South Dakota - Floyd Bannister
This would be Mark Ellis had we not traded him away as a minor leaguer in the Johnny Damon deal. Brian’s dad Floyd was a bit of a bust after the Royals brought him in, but he easily beats out Dusty Coleman as the best Royals player from South Dakota.
Tennessee - Mike Minor
Minor is one of a number of lefties the Royals have gotten from the Tennessee State joining Jimmy Gobble, Jamie Walker, and Cody Reed.
Texas - Fred Patek
Freddie the Flea grew up in Seguin, just outside San Antonio. The Royals have three current Texas natives - Ryan O’Hearn, Hunter Dozier, and Glenn Sparkman - that perhaps could pass him one day.
Utah - Brandon Duckworth
“Ducky” beats out Ryan Jensen for best Utahn ever in Royals history.
Vermont - None
No state has produced fewer players per capita in recent years than Vermont. Hall of Famer Carlton Fisk is pretty much the only notable player from the state.
Virginia - Michael Tucker
Tucker grew up in south Virginia, near the North Carolina border and went to school at a tiny Division III school in Virginia
Washington - Jeff Conine
Tacoma-born Jeff Conine went to high school in California. While he could play first base or outfield, he wasn’t nearly as versatile as Washingtonian Willie Bloomquist.

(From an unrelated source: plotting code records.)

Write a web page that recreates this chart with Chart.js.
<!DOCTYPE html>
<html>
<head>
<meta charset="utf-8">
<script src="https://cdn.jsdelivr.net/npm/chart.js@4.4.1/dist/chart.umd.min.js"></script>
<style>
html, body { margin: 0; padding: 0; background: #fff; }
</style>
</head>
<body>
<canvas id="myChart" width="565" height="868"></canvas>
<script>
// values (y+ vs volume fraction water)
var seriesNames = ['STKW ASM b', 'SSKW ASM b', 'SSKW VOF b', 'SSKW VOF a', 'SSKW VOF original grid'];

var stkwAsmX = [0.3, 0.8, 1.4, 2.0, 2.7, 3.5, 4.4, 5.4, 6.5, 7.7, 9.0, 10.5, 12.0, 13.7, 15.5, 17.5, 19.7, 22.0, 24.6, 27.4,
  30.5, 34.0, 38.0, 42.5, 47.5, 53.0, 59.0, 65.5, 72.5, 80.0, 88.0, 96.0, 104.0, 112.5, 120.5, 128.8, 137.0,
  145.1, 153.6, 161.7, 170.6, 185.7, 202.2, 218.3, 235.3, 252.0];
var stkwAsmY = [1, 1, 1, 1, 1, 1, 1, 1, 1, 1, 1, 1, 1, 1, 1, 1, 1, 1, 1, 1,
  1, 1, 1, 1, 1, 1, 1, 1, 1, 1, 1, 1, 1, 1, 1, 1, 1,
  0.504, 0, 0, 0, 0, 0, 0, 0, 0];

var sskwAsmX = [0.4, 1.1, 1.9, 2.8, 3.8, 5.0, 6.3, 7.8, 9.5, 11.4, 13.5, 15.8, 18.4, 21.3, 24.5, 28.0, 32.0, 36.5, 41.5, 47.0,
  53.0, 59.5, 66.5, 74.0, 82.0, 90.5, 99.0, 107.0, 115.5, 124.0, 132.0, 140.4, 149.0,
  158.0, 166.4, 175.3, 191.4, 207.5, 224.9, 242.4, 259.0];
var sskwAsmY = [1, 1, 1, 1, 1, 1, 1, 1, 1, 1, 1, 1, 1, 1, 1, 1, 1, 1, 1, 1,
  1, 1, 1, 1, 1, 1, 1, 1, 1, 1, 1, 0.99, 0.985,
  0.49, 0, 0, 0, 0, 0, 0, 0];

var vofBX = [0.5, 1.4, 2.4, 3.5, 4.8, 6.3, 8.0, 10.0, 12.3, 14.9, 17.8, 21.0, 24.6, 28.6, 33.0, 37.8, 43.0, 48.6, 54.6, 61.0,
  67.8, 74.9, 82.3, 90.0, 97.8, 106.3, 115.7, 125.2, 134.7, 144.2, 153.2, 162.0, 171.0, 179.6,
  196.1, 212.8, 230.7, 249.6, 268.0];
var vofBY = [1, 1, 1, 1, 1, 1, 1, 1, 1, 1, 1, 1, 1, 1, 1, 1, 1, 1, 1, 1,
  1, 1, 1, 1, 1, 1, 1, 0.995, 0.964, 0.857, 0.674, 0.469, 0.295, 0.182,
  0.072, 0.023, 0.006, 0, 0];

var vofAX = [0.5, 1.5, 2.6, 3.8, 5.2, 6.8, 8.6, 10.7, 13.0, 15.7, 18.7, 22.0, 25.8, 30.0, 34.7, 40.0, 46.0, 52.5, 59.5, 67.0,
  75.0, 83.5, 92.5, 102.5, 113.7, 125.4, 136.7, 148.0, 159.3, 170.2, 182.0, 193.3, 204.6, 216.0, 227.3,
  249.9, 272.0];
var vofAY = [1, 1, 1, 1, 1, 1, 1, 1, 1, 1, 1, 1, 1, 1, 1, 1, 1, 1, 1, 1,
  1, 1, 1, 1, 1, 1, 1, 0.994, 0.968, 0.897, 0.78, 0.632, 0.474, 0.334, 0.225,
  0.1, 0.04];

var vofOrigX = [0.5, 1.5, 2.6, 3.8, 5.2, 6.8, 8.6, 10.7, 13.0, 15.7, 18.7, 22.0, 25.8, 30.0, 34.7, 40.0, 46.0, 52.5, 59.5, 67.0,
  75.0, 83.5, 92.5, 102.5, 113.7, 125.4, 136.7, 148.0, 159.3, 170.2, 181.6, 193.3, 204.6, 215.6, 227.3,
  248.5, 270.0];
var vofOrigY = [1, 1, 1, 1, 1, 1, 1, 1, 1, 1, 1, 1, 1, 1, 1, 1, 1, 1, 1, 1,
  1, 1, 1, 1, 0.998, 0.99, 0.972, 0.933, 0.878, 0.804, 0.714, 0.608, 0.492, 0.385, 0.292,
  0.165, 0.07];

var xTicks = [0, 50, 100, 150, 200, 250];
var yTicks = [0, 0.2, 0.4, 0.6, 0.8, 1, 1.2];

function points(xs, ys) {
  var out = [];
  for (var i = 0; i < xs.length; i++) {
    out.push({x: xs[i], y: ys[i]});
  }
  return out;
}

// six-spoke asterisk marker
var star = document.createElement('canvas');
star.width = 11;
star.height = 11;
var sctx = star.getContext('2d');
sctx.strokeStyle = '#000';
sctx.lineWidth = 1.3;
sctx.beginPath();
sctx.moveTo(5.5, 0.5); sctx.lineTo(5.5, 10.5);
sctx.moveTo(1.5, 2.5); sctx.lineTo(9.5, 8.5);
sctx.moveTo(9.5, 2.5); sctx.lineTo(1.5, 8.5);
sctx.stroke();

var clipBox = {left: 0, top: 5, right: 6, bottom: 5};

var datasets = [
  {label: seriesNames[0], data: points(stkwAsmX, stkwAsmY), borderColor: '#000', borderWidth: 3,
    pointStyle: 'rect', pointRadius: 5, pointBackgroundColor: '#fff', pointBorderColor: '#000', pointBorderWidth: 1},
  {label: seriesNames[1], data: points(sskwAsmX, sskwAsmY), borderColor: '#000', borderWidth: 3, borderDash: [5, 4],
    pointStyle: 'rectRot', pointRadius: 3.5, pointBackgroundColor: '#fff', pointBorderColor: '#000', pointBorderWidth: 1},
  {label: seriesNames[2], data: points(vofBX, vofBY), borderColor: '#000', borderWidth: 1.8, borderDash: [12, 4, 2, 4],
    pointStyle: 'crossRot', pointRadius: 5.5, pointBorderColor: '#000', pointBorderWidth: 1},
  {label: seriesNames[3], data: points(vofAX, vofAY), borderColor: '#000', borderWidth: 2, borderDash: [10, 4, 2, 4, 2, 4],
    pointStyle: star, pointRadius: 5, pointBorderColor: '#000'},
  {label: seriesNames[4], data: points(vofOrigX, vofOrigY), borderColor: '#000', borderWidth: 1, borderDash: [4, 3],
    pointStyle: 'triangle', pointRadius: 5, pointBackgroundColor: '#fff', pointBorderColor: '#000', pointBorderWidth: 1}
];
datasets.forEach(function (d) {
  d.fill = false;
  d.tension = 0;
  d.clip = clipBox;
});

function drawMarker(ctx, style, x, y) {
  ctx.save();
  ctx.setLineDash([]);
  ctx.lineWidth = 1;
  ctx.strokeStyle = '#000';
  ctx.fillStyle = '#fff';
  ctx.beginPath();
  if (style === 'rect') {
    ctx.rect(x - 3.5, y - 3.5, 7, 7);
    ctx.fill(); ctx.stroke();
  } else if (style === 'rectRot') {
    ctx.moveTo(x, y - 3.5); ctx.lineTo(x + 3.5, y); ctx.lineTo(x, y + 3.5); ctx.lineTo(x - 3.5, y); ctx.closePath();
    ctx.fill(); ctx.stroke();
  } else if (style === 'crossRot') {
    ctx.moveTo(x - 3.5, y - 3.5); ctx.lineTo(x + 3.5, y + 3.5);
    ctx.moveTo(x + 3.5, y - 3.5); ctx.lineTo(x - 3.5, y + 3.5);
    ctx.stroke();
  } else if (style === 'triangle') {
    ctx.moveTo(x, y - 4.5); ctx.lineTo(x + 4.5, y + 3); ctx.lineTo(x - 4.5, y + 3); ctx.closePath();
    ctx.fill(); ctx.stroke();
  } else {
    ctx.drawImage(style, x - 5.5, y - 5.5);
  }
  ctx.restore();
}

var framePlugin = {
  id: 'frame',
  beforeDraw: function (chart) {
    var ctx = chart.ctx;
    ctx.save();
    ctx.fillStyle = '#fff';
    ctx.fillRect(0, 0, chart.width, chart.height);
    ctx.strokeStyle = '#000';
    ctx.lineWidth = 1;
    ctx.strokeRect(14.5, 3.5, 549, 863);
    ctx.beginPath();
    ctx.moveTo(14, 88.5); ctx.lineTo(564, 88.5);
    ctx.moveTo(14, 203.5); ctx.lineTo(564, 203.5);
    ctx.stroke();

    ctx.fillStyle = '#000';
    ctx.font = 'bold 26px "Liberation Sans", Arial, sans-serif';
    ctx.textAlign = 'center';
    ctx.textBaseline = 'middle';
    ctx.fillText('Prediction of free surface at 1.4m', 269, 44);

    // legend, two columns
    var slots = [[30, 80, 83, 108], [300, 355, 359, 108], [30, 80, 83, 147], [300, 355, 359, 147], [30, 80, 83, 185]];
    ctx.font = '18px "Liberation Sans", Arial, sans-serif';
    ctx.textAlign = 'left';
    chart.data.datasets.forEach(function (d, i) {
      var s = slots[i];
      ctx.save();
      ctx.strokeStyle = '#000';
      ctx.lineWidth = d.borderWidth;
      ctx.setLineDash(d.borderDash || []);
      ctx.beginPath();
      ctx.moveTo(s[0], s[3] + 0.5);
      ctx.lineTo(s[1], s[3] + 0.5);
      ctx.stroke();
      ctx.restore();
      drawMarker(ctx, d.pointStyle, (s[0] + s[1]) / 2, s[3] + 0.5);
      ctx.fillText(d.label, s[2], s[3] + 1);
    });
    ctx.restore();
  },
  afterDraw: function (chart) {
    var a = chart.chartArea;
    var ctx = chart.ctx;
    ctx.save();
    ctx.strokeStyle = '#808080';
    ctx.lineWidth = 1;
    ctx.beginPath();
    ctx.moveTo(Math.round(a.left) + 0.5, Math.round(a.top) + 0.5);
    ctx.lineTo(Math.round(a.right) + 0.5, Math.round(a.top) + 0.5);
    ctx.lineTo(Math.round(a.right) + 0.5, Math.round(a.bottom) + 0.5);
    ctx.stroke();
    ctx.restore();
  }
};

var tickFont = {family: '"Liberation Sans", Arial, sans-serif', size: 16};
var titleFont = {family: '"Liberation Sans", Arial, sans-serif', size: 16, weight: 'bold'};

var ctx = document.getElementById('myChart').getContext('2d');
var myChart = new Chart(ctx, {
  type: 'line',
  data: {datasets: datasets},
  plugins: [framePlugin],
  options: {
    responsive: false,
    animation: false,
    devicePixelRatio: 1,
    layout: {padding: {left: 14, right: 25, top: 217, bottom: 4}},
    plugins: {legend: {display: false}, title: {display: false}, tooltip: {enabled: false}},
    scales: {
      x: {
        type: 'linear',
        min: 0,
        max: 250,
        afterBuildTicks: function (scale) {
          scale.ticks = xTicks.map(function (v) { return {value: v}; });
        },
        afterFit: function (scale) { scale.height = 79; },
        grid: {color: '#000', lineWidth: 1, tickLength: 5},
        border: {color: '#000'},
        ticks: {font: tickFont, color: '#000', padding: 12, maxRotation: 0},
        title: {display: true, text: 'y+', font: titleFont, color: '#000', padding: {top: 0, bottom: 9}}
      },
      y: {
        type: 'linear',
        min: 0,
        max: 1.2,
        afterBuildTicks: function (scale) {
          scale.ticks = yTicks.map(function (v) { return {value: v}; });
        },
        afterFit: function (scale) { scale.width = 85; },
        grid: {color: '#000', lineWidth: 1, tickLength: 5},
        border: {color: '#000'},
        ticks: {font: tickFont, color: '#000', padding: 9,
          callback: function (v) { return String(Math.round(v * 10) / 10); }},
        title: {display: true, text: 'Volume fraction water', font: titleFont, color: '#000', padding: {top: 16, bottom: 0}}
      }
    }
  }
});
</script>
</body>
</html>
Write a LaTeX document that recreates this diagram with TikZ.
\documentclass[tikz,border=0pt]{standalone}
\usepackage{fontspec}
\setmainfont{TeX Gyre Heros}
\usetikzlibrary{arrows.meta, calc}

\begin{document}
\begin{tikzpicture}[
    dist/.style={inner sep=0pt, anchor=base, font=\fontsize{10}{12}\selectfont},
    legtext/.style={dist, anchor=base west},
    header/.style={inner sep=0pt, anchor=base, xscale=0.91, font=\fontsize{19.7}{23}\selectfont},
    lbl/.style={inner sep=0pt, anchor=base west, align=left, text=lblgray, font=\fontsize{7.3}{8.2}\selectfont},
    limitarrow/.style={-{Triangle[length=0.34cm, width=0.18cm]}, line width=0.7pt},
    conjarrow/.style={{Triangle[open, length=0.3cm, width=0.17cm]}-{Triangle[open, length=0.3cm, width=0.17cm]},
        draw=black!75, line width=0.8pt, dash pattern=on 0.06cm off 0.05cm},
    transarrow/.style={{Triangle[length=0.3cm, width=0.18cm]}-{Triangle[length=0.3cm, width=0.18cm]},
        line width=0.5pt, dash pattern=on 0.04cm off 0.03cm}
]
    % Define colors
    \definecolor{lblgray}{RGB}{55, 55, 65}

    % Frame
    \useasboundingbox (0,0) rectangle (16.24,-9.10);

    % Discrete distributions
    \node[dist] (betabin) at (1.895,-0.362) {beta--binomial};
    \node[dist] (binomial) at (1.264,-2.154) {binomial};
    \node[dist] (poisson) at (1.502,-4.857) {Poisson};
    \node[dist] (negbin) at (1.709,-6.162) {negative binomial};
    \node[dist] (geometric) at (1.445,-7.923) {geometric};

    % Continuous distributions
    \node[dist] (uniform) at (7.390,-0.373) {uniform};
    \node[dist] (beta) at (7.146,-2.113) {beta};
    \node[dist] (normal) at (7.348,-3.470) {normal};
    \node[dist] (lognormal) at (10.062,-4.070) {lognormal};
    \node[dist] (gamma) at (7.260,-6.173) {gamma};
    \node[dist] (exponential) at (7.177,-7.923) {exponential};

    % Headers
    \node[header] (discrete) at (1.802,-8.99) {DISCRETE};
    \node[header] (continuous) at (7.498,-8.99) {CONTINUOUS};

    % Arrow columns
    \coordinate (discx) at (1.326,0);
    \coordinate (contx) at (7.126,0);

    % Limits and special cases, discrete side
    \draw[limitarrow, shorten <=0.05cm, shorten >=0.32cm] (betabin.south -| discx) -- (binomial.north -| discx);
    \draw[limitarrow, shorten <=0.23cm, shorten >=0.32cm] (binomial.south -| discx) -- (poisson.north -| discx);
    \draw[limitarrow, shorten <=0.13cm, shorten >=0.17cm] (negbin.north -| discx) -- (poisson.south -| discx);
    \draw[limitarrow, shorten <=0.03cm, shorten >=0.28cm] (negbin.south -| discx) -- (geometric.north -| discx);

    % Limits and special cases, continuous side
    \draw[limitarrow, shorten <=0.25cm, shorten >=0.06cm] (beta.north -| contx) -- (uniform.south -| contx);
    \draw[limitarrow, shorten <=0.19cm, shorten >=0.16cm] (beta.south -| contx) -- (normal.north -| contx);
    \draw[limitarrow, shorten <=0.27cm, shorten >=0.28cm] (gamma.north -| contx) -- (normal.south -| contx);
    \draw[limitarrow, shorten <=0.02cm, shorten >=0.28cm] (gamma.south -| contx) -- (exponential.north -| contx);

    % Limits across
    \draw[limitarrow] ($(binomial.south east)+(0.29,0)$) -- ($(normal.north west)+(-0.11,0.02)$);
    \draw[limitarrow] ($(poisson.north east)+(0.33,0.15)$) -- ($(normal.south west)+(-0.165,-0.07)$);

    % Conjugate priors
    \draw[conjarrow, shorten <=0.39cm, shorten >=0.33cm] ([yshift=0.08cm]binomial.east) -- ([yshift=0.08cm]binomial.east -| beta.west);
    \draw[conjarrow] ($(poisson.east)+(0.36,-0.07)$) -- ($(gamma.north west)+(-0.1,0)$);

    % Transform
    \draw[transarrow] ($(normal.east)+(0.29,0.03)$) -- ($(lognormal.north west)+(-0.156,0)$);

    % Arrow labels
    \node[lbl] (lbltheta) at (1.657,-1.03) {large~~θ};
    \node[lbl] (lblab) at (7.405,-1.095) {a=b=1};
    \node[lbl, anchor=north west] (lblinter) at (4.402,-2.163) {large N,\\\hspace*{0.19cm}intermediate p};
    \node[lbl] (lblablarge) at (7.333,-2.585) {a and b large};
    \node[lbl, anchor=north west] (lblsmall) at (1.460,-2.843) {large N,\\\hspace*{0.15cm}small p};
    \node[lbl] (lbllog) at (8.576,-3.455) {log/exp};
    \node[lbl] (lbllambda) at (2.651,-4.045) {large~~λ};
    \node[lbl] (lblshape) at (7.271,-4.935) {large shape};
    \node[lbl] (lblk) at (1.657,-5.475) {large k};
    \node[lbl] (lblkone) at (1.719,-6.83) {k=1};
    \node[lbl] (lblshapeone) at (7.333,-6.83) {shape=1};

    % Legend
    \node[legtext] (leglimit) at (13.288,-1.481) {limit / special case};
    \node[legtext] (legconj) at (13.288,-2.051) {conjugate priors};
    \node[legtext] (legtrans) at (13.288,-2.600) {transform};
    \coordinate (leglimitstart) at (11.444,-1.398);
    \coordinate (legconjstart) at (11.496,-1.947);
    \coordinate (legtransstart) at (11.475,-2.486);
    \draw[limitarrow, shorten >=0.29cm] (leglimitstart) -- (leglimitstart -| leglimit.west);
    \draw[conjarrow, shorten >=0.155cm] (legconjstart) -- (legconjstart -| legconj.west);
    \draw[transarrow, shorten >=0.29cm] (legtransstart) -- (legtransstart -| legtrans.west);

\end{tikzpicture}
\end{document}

West Virginia - George Brett
The Bretts moved around a bit. Brother Ken was actually born in Brooklyn, and the family moved to West Virginia where George was born. They eventually relocated to El Segundo, just outside of Los Angeles.
Wisconsin - Joe Randa
Smilin’ Joe grew up an hour west of Milwaukee, and was even offered a contract by his hometown Brewers as a high schooler. He ended up going to junior college in Florida and the University of Tennessee where the Royals drafted him.
Wyoming - John Buck
Buck fell just 20 games short of tying the record for most games played by a Wyoming native, a record held by Mike Lansing.